Norn Iron does not work. It is time that SDLP re-discovered its roots.

Yes, John Hume said “you cant eat a flag”. True of course but there are SDLP politicians who would eat the European flag for dinner and eat the LGBT flag for dessert. All good of course…but uniquely, the National Flag of Ireland gives them indigestion.

It is time that nonsense stopped. There is no shame in being Irish and the “letsgetalongerist” tail that wags the SDLP dog, needs to understand that.

Earlier today, in Newry, SDLP voted by 70% to 30% to form a partnership with Fianna Fáil. Thus all-Ireland politics has been embraced.

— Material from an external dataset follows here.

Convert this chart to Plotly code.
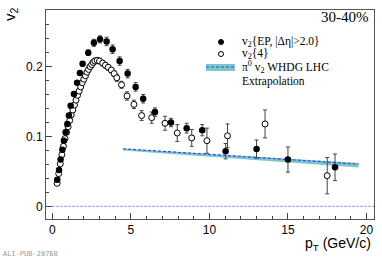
import plotly.graph_objects as go

# ---- data: v2{EP, |deta|>2.0} (filled) ----
ep_pt = [0.31, 0.42, 0.52, 0.63, 0.73, 0.84, 0.95, 1.05, 1.16, 1.37, 1.57, 1.75, 1.92,
         2.28, 2.64, 3.03, 3.45, 3.83, 4.28, 4.79, 5.3, 5.78, 6.53, 7.55, 8.55, 9.54,
         11.03, 13.0, 15.0, 18.0]
ep_v2 = [0.038, 0.052, 0.067, 0.081, 0.094, 0.106, 0.118, 0.130, 0.144, 0.161, 0.177, 0.191, 0.204,
         0.220, 0.234, 0.239, 0.236, 0.225, 0.208, 0.190, 0.171, 0.154, 0.135, 0.120, 0.112, 0.109,
         0.079, 0.082, 0.067, 0.056]
ep_err = [0.001, 0.001, 0.001, 0.001, 0.001, 0.001, 0.001, 0.001, 0.002, 0.002, 0.002, 0.003, 0.003,
          0.004, 0.005, 0.005, 0.006, 0.006, 0.006, 0.006, 0.006, 0.006, 0.006, 0.006, 0.007, 0.008,
          0.011, 0.013, 0.018, 0.019]

# ---- data: v2{4} (open) ----
c4_pt = [0.3, 0.4, 0.5, 0.6, 0.7, 0.8, 0.9, 1.0, 1.1, 1.2, 1.3, 1.4, 1.5, 1.6, 1.7, 1.8, 1.9,
         2.0, 2.1, 2.2, 2.3, 2.4, 2.5, 2.6, 2.7, 2.85, 3.0, 3.2, 3.37, 3.55, 3.75, 3.93, 4.1,
         4.4, 4.75, 5.19, 5.68, 6.32, 7.17, 7.95, 8.87, 9.84, 11.15, 13.54, 17.5]
c4_v2 = [0.033, 0.047, 0.061, 0.074, 0.086, 0.097, 0.106, 0.114, 0.123, 0.131, 0.138, 0.145, 0.152,
         0.159, 0.165, 0.171, 0.177, 0.182, 0.187, 0.192, 0.196, 0.200, 0.203, 0.206, 0.208, 0.209,
         0.208, 0.205, 0.202, 0.199, 0.195, 0.190, 0.184, 0.174, 0.158, 0.146, 0.130, 0.127, 0.119,
         0.105, 0.098, 0.094, 0.101, 0.118, 0.044]
c4_err = [0.002, 0.002, 0.002, 0.002, 0.002, 0.002, 0.002, 0.002, 0.002, 0.002, 0.002, 0.002, 0.003,
          0.003, 0.003, 0.003, 0.003, 0.003, 0.003, 0.003, 0.003, 0.003, 0.004, 0.004, 0.004, 0.004,
          0.004, 0.004, 0.004, 0.004, 0.004, 0.004, 0.005, 0.005, 0.006, 0.006, 0.007, 0.008, 0.010,
          0.012, 0.012, 0.018, 0.017, 0.020, 0.026]

# ---- data: pi0 v2 WHDG LHC extrapolation ----
whdg_pt = [4.5, 7.0, 10.0, 13.0, 16.0, 19.5]
whdg_v2 = [0.0825, 0.0790, 0.0745, 0.0700, 0.0655, 0.0605]
whdg_hi = [0.0830, 0.0795, 0.0752, 0.0710, 0.0668, 0.0622]
whdg_lo = [0.0800, 0.0760, 0.0710, 0.0660, 0.0610, 0.0555]

zero_pt = [0.0, 20.5]
zero_v2 = [0.0, 0.0]

x_ticks = [0, 5, 10, 15, 20]
y_ticks = [0, 0.1, 0.2]
y_ticklabels = ["0", "0.1", "0.2"]

BAND = "rgba(118,196,196,0.95)"
LINE_BLUE = "#2a4bff"

fig = go.Figure()

# zero line
fig.add_trace(go.Scatter(x=zero_pt, y=zero_v2, mode="lines",
                         line=dict(color="#8a8ae8", width=1.2, dash="2px,2px"),
                         hoverinfo="skip", showlegend=False))
# band
fig.add_trace(go.Scatter(x=whdg_pt, y=whdg_hi, mode="lines", line=dict(width=0, color=BAND),
                         hoverinfo="skip", showlegend=False))
fig.add_trace(go.Scatter(x=whdg_pt, y=whdg_lo, mode="lines", line=dict(width=0, color=BAND),
                         fill="tonexty", fillcolor=BAND, hoverinfo="skip", showlegend=False))
fig.add_trace(go.Scatter(x=whdg_pt, y=whdg_v2, mode="lines",
                         line=dict(color=LINE_BLUE, width=1.2, dash="3px,2px"),
                         hoverinfo="skip", showlegend=False))

# v2{4}
fig.add_trace(go.Scatter(x=c4_pt, y=c4_v2, mode="markers",
                         marker=dict(symbol="circle", size=6, color="white",
                                     line=dict(color="black", width=1)),
                         error_y=dict(type="data", array=c4_err, color="#444", thickness=1, width=2),
                         showlegend=False))
# v2{EP}
fig.add_trace(go.Scatter(x=ep_pt, y=ep_v2, mode="markers",
                         marker=dict(symbol="circle", size=6.5, color="black"),
                         error_y=dict(type="data", array=ep_err, color="#444", thickness=1, width=2),
                         showlegend=False))

L, R, T, B = 46, 8, 10, 41
W, H = 382, 260
pw, ph = W - L - R, H - T - B


def px(xp):
    return (xp - L) / pw


def py(yp):
    return (H - B - yp) / ph


serif = "Liberation Serif"
sans = "Liberation Sans"

annotations = [
    dict(text="30-40%", x=px(371), y=py(17), xanchor="right", yanchor="middle",
         font=dict(family=serif, size=15, color="black")),
    dict(text="v<sub>2</sub>{EP, |Δη|>2.0}", x=px(240), y=py(42), xanchor="left", yanchor="middle",
         font=dict(family=serif, size=11.5, color="black")),
    dict(text="v<sub>2</sub>{4}", x=px(240), y=py(54), xanchor="left", yanchor="middle",
         font=dict(family=serif, size=11.5, color="black")),
    dict(text="π<sup>0</sup> v<sub>2</sub> WHDG LHC", x=px(240), y=py(67), xanchor="left", yanchor="middle",
         font=dict(family=serif, size=11.5, color="black")),
    dict(text="Extrapolation", x=px(240), y=py(81), xanchor="left", yanchor="middle",
         font=dict(family=serif, size=11.5, color="black")),
    dict(text="v<sub>2</sub>", x=px(11), y=py(14), xanchor="center", yanchor="middle", textangle=-90,
         font=dict(family=sans, size=15, color="black")),
    dict(text="p<sub>T</sub> (GeV/c)", x=px(373), y=py(244), xanchor="right", yanchor="middle",
         font=dict(family=sans, size=14, color="black")),
    dict(text="ALI-PUB-28768", x=px(1), y=py(254), xanchor="left", yanchor="middle",
         font=dict(family="DejaVu Sans Mono", size=7, color="#999")),
]
for a in annotations:
    a.update(xref="paper", yref="paper", showarrow=False)

shapes = [
    dict(type="circle", xref="paper", yref="paper", xsizemode="pixel", ysizemode="pixel",
         xanchor=px(221), yanchor=py(42), x0=-2.5, x1=2.5, y0=-2.5, y1=2.5,
         fillcolor="black", line=dict(color="black", width=1)),
    dict(type="circle", xref="paper", yref="paper", xsizemode="pixel", ysizemode="pixel",
         xanchor=px(221), yanchor=py(54), x0=-2.5, x1=2.5, y0=-2.5, y1=2.5,
         fillcolor="white", line=dict(color="black", width=1)),
    dict(type="rect", xref="paper", yref="paper", x0=px(206), x1=px(235), y0=py(64), y1=py(71),
         fillcolor=BAND, line=dict(width=0)),
    dict(type="line", xref="paper", yref="paper", x0=px(206), x1=px(235), y0=py(67), y1=py(67),
         line=dict(color=LINE_BLUE, width=1.2, dash="3px,2px")),
]

fig.update_layout(
    width=W, height=H,
    margin=dict(l=L, r=R, t=T, b=B, autoexpand=False),
    paper_bgcolor="white", plot_bgcolor="white",
    annotations=annotations, shapes=shapes,
    showlegend=False,
    xaxis=dict(range=[-0.41, 20.48], tickvals=x_ticks, ticktext=[str(t) for t in x_ticks],
               ticks="inside", ticklen=6, tickwidth=1, tickcolor="#444",
               minor=dict(dtick=1, tick0=0, ticks="inside", ticklen=3, tickcolor="#444"),
               showline=True, linecolor="#555", linewidth=1, mirror=True,
               showgrid=False, zeroline=False, automargin=False,
               tickfont=dict(family=sans, size=12, color="black")),
    yaxis=dict(range=[-0.018, 0.281], tickvals=y_ticks, ticktext=y_ticklabels,
               ticks="inside", ticklen=6, tickwidth=1, tickcolor="#444",
               minor=dict(dtick=0.02, tick0=0, ticks="inside", ticklen=3, tickcolor="#444"),
               showline=True, linecolor="#555", linewidth=1, mirror=True,
               showgrid=False, zeroline=False, automargin=False,
               tickfont=dict(family=sans, size=12, color="black")),
)

fig.write_html("out.html", config={"displayModeBar": False, "staticPlot": True},
               post_script="document.body.style.margin='0';document.body.style.overflow='hidden';")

This 70-30 split just about mirrors my own views. Within the 70%, there are people who are enthusiastic and there are people like myself who would have misgivings. I don’t worry too much that SDLP is “centre-left” and Fianna Fáil are “centre right”. After all the Alliance Party is “centre right” and my own view about Socialism is that “socialism is what socialism does”.

Within the 30% who voted against the merger, there are people who will accept that it was a democratic decision of the Party and go along with it. And there are people who will find it hard to take and maybe leave the Party.

Maybe the SDLP needs to take a step back before moving forward. But there are council elections in May. Many candidates have been chosen already. This includes people who would have voted against the merger. As things stand, they will be on the ballot paper alongside the SDLP logo.

I sincerely hope that those who cannot accept this decision, stand down as SDLP candidates NOW. We could have the ridiculous decision that some get elected as SDLP councillors and maybe later in the year have a very public, teary-eyed twinge of conscience and they will leave SDLP….but not the council chamber.